I know someone out there is thinking this – some kids thrive in clutter. They probably have a creative brain that processes information differently. Their brain can handle the madness. However, as adults, we cannot assume all students thrive in this environment. It is our job to provide a clean, orderly work space that all of our students can thrive in. Our clutter-resistant students will need to get their clutter-fix from their bedroom at home!

How Do I Clear My Classroom of Clutter?

  1. Get ruthless. Look at your classroom walls and, before you do anything else, take done the posters that are NOT aiding in your students’ learning. That one poster with tiny text? Take it down. That other poster with a TON of text? Take it down. The information on posters should be able to be consumed within a few second of glancing at the poster itself. You are not trying to teach students through a poster (I hope not, anyways). If it is a topic you value, make it into a mini-lesson that you give periodically throughout the year.
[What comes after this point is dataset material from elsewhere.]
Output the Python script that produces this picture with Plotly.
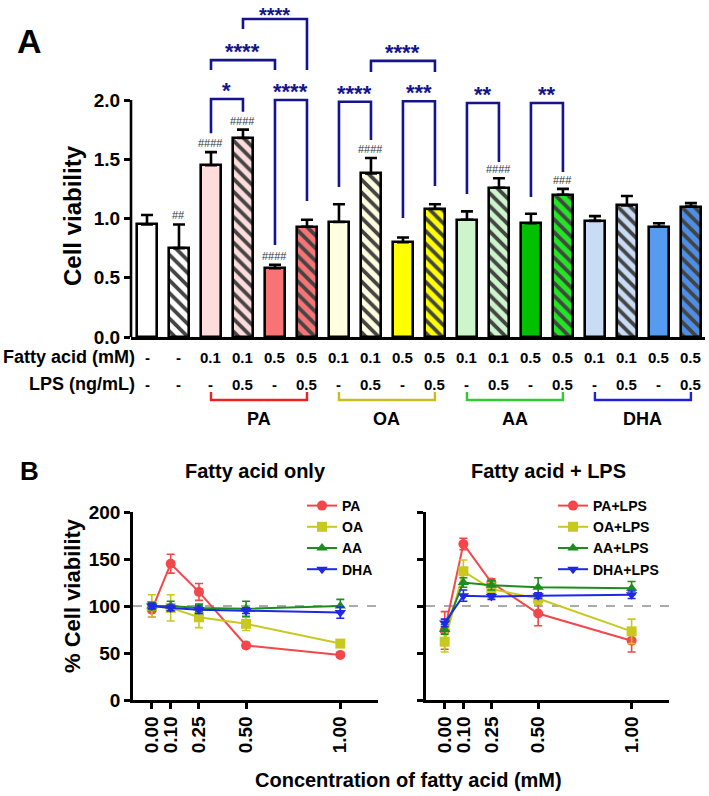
import plotly.graph_objects as go

W, H = 709, 796
FONT = "Liberation Sans, Arial, sans-serif"
NAVY = "#14148c"

# ---------------- Panel A data ----------------
bar_pos = list(range(18))
fatty_acid_row = ["-", "-", "0.1", "0.1", "0.5", "0.5", "0.1", "0.1", "0.5", "0.5",
                  "0.1", "0.1", "0.5", "0.5", "0.1", "0.1", "0.5", "0.5"]
lps_row = ["-", "-"] + ["-", "0.5", "-", "0.5"] * 4
viability = [0.95, 0.75, 1.45, 1.68, 0.58, 0.93, 0.97, 1.38, 0.80, 1.08,
             0.99, 1.26, 0.96, 1.20, 0.98, 1.11, 0.93, 1.10]
viability_err = [0.08, 0.20, 0.11, 0.07, 0.03, 0.06, 0.15, 0.13, 0.04, 0.04,
                 0.07, 0.08, 0.08, 0.05, 0.04, 0.08, 0.03, 0.03]
hash_marks = ["", "##", "####", "####", "####", "", "", "####", "", "",
              "", "####", "", "###", "", "", "", ""]
bar_colors = ["#ffffff", "#ffffff", "#ffdcdc", "#ffdcdc", "#f87474", "#f87474",
              "#ffffdf", "#ffffdf", "#ffff00", "#ffff00", "#ccf5cc", "#ccf5cc",
              "#00c000", "#22e622", "#c8dcf5", "#c8dcf5", "#559bf0", "#4d8fe6"]
hatch_color = ["#000000", "#000000", "#000000", "#1a1a1a", "#000000", "#1a0000",
               "#000000", "#000000", "#000000", "#000000", "#000000", "#2a1030",
               "#000000", "#003300", "#000000", "#101830", "#000000", "#0a1a40"]
hatch = ["", "\\"] * 9
group_names = ["PA", "OA", "AA", "DHA"]
group_start = [2, 6, 10, 14]
group_end = [5, 9, 13, 17]
group_colors = ["#ee2020", "#c8bc20", "#30cc30", "#2020d8"]
y_ticks_a = [0, 0.5, 1.0, 1.5, 2.0]

# significance brackets: (left bar, right bar, label, bracket height, left leg end, right leg end)
sig_left = [2, 4, 2, 3, 6, 8, 7, 10, 12]
sig_right = [3, 5, 4, 5, 7, 9, 9, 11, 13]
sig_label = ["*", "****", "****", "****", "****", "***", "****", "**", "**"]
sig_top = [2.008, 2.0, 2.337, 2.684, 1.985, 1.99, 2.33, 1.975, 1.975]
sig_leg_l = [1.72, 0.776, 2.253, 2.60, 1.266, 1.004, 2.236, 1.207, 1.181]
sig_leg_r = [1.90, 1.148, 2.253, 2.253, 1.662, 1.274, 2.236, 1.477, 1.392]

# ---------------- Panel B data ----------------
conc = [0.0, 0.10, 0.25, 0.50, 1.00]
conc_ticks = ["0.00", "0.10", "0.25", "0.50", "1.00"]
pa = [96, 145, 115, 58, 48]
pa_err = [8, 10, 9, 3, 2]
oa = [100, 98, 88, 81, 60]
oa_err = [12, 14, 11, 7, 3]
aa = [100, 100, 98, 97, 100]
aa_err = [4, 5, 4, 8, 7]
dha = [100, 98, 96, 95, 93]
dha_err = [3, 3, 4, 3, 6]
pa_lps = [74, 166, 125, 92, 63]
pa_lps_err = [20, 6, 4, 13, 12]
oa_lps = [62, 137, 118, 108, 73]
oa_lps_err = [11, 12, 7, 6, 13]
aa_lps = [75, 125, 122, 120, 119]
aa_lps_err = [5, 5, 5, 10, 7]
dha_lps = [82, 111, 110, 111, 112]
dha_lps_err = [4, 6, 3, 3, 4]
y_ticks_b = [0, 50, 100, 150, 200]

line_colors = {"PA": "#f2474b", "OA": "#c8c820", "AA": "#1e8c1e", "DHA": "#1e28e6"}
symbols = {"PA": "circle", "OA": "square", "AA": "triangle-up", "DHA": "triangle-down"}


def px(x):
    return x / W


def py(y):
    return 1 - y / H


fig = go.Figure()

# ---------- Panel A bars ----------
fig.add_trace(go.Bar(
    x=bar_pos, y=viability, width=0.64,
    marker=dict(color=bar_colors, line=dict(color="black", width=2.6),
                pattern=dict(shape=hatch, fillmode="overlay", fgcolor=hatch_color,
                             bgcolor=bar_colors, fgopacity=1, size=9, solidity=0.42)),
    error_y=dict(type="data", array=viability_err, arrayminus=[0] * 18,
                 symmetric=False, color="black", thickness=2.6, width=6),
    showlegend=False, xaxis="x", yaxis="y", hoverinfo="skip"))


# ---------- Panel B lines ----------
def add_series(xs, ys, es, ax, legend, label, key):
    c = line_colors[key]
    fig.add_trace(go.Scatter(
        x=xs, y=ys, name=label, mode="lines+markers",
        line=dict(color=c, width=2),
        marker=dict(symbol=symbols[key], size=10, color=c),
        error_y=dict(type="data", array=es, color=c, thickness=1.6, width=4),
        xaxis="x" + ax, yaxis="y" + ax, legend=legend))


add_series(conc, pa, pa_err, "2", "legend", "PA", "PA")
add_series(conc, oa, oa_err, "2", "legend", "OA", "OA")
add_series(conc, aa, aa_err, "2", "legend", "AA", "AA")
add_series(conc, dha, dha_err, "2", "legend", "DHA", "DHA")
add_series(conc, pa_lps, pa_lps_err, "3", "legend2", "PA+LPS", "PA")
add_series(conc, oa_lps, oa_lps_err, "3", "legend2", "OA+LPS", "OA")
add_series(conc, aa_lps, aa_lps_err, "3", "legend2", "AA+LPS", "AA")
add_series(conc, dha_lps, dha_lps_err, "3", "legend2", "DHA+LPS", "DHA")

shapes = []
annotations = []


def txt(x, y, text, size, xref="paper", yref="paper", xanchor="center", yanchor="middle",
        angle=0, color="black", bold=True, yshift=0):
    annotations.append(dict(x=x, y=y, xref=xref, yref=yref, text=text, showarrow=False,
                            xanchor=xanchor, yanchor=yanchor, textangle=angle, yshift=yshift,
                            font=dict(size=size, family=FONT, color=color,
                                      weight="bold" if bold else "normal")))


# y axis line for panel A (0..2)
shapes.append(dict(type="line", xref="paper", yref="y", x0=px(131), x1=px(131),
                   y0=0, y1=2.0, line=dict(color="black", width=2.6)))

# significance brackets
for l, r, lab, top, ll, lr in zip(sig_left, sig_right, sig_label, sig_top, sig_leg_l, sig_leg_r):
    shapes.append(dict(type="path", xref="x", yref="y",
                       path=f"M {l} {ll} L {l} {top} L {r} {top} L {r} {lr}",
                       line=dict(color=NAVY, width=2.6)))
    highest = top > 2.6
    txt((l + r) / 2, top, lab, 20 if highest else 22, xref="x", yref="y", yanchor="bottom",
        color=NAVY, yshift=-9 if highest else -6)

# hash marks
for i, (v, e, hm) in enumerate(zip(viability, viability_err, hash_marks)):
    if hm:
        txt(i, v + e, hm, 11, xref="x", yref="y", yanchor="bottom", color="#333333",
            bold=False, yshift=1)

# table rows
txt(px(137), py(357), "Fatty acid (mM)", 18, xanchor="right")
txt(px(137), py(384), "LPS (ng/mL)", 18, xanchor="right")
for i in bar_pos:
    txt(i, py(357), fatty_acid_row[i], 15, xref="x")
    txt(i, py(384), lps_row[i], 15, xref="x")

# group brackets
for g, s, e, c in zip(group_names, group_start, group_end, group_colors):
    shapes.append(dict(type="path", xref="x", yref="paper",
                       path=f"M {s} {py(392)} L {s} {py(400)} L {e} {py(400)} L {e} {py(392)}",
                       line=dict(color=c, width=2.4)))
    txt((s + e) / 2, py(419), g, 18, xref="x")

# panel labels and titles
txt(px(30), py(41), "A", 34)
txt(px(29), py(471), "B", 26)
txt(px(72), py(216), "Cell viability", 24, angle=-90)
txt(px(255), py(471), "Fatty acid only", 20)
txt(px(548), py(471), "Fatty acid + LPS", 20)
txt(px(72), py(596), "% Cell viability", 22, angle=-90)
txt(px(408), py(780), "Concentration of fatty acid (mM)", 20)

# dashed 100% lines
for ax in ["2", "3"]:
    shapes.append(dict(type="line", xref="x" + ax, yref="y" + ax, x0=-0.1, x1=1.2, y0=100, y1=100,
                       line=dict(color="#909090", width=1.3, dash="dash"), layer="below"))

tickfont = dict(size=19, family=FONT, weight="bold", color="black")
axis_common = dict(showgrid=False, zeroline=False, linecolor="black", linewidth=2.6,
                   ticks="outside", ticklen=6, tickwidth=2.6, tickcolor="black", automargin=False)
legend_common = dict(xanchor="left", yanchor="top", itemwidth=30, bgcolor="rgba(0,0,0,0)",
                     tracegroupgap=0, font=dict(size=14, family=FONT, weight="bold", color="black"))

fig.update_layout(
    template="none",
    width=W, height=H, margin=dict(l=0, r=0, t=0, b=0, pad=0, autoexpand=False),
    paper_bgcolor="white", plot_bgcolor="white",
    font=dict(family=FONT, color="black"),
    bargap=0,
    xaxis=dict(domain=[px(131), px(705)], range=[-0.5, 17.44], anchor="y", automargin=False,
               showgrid=False, zeroline=False, showline=True, linecolor="black", linewidth=2.6,
               ticks="", showticklabels=False),
    yaxis=dict(domain=[py(337), 1], range=[0, 2.844], anchor="x", showline=False, automargin=False,
               tickvals=y_ticks_a, ticktext=[f"{v:.1f}" for v in y_ticks_a], tickfont=tickfont,
               showgrid=False, zeroline=False, ticks="outside", ticklen=6, tickwidth=2.6,
               tickcolor="black"),
    xaxis2=dict(domain=[px(133), px(378)], range=[-0.1, 1.2], anchor="y2", showline=True,
                tickvals=conc, ticktext=conc_ticks, tickangle=-90, tickfont=tickfont, **axis_common),
    yaxis2=dict(domain=[py(700), py(512)], range=[0, 200], anchor="x2", showline=True,
                tickvals=y_ticks_b, tickfont=tickfont, **axis_common),
    xaxis3=dict(domain=[px(426), px(669)], range=[-0.1, 1.2], anchor="y3", showline=True,
                tickvals=conc, ticktext=conc_ticks, tickangle=-90, tickfont=tickfont, **axis_common),
    yaxis3=dict(domain=[py(700), py(512)], range=[0, 200], anchor="x3", showline=True,
                tickvals=y_ticks_b, showticklabels=False, **axis_common),
    legend=dict(x=px(302), y=py(490), **legend_common),
    legend2=dict(x=px(553), y=py(490), **legend_common),
    shapes=shapes, annotations=annotations,
)

fig.write_html("out.html")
Get rid of anything on your walls that is outdated, not colorful, boring, or just too busy.
  2. Clean Off Your Desk. Seriously. Take ten minutes and clean your desk. File away papers, throw away wrappers, dust off that inch of dirt from the school year. Once it is clean, sit down in your chair. Doesn’t it feel better?
  3. Air Out Your Cupboards. And by air out, I mean, completely go through each of the cupboards in your classroom and start tossing out materials from fifteen years ago that you are keeping “just in case you need it someday”. If you aren’t emotionally ready to throw away some things, keep a specific place for outdated materials. Then, next year, look through them again and see if you still want to hang on to them. Organize supplies in containers, papers in folders or binders, and make everything have a specific place. Make each shelf a certain grade level, or a certain subject area, and only put things there that belong. It is AMAZING how much easier the school year goes when you know where everything should be.
  4. Go through your units and determine what is working and what needs to meet the flame. My love of Game of Thrones came out in this one, mainly because I am SO bad at throwing out old units/worksheets that I used to love. I cling to them like a long-lost child, promising myself I’ll find time next year even though I haven’t found time in four years. This is the time of year I shake myself by the shoulders and get – it – together. My recycling bin is usually full by the time I’ve combed through each unit (you caught me, I don’t actually light my papers on fire).
  5. Toss old supplies. Then, make a list of supplies that you will need to replace for the following year. This is essential to having a hassle-free year, and will save you multiple headaches next year.
  6. Organize your Google Drive. Someone had to say it… get in there and tackle that unruly beast. My first four years of teaching I never once organized my Google Drive, and when I finally got around to it, OH MY GOSH WHAT A NIGHTMARE. Color code your folders, develop a system of organization (I create one folder for each grade level, then I create folders for each novel we read, then I create folders for each skill I teach during that novel.)

When you are done with de-cluttering your classroom, you should feel a sense of accomplishment but also relief. Cleaning your physical environment aides in also helping your emotional state as well. Anxiety and overwhelm are directly related to how much our brain is trying to tackle.

Your mind is the most powerful tool you have. If doing some organizing can sharpen that tool and allow us to utilize it to our best potential, then the time invested is entirely worth it.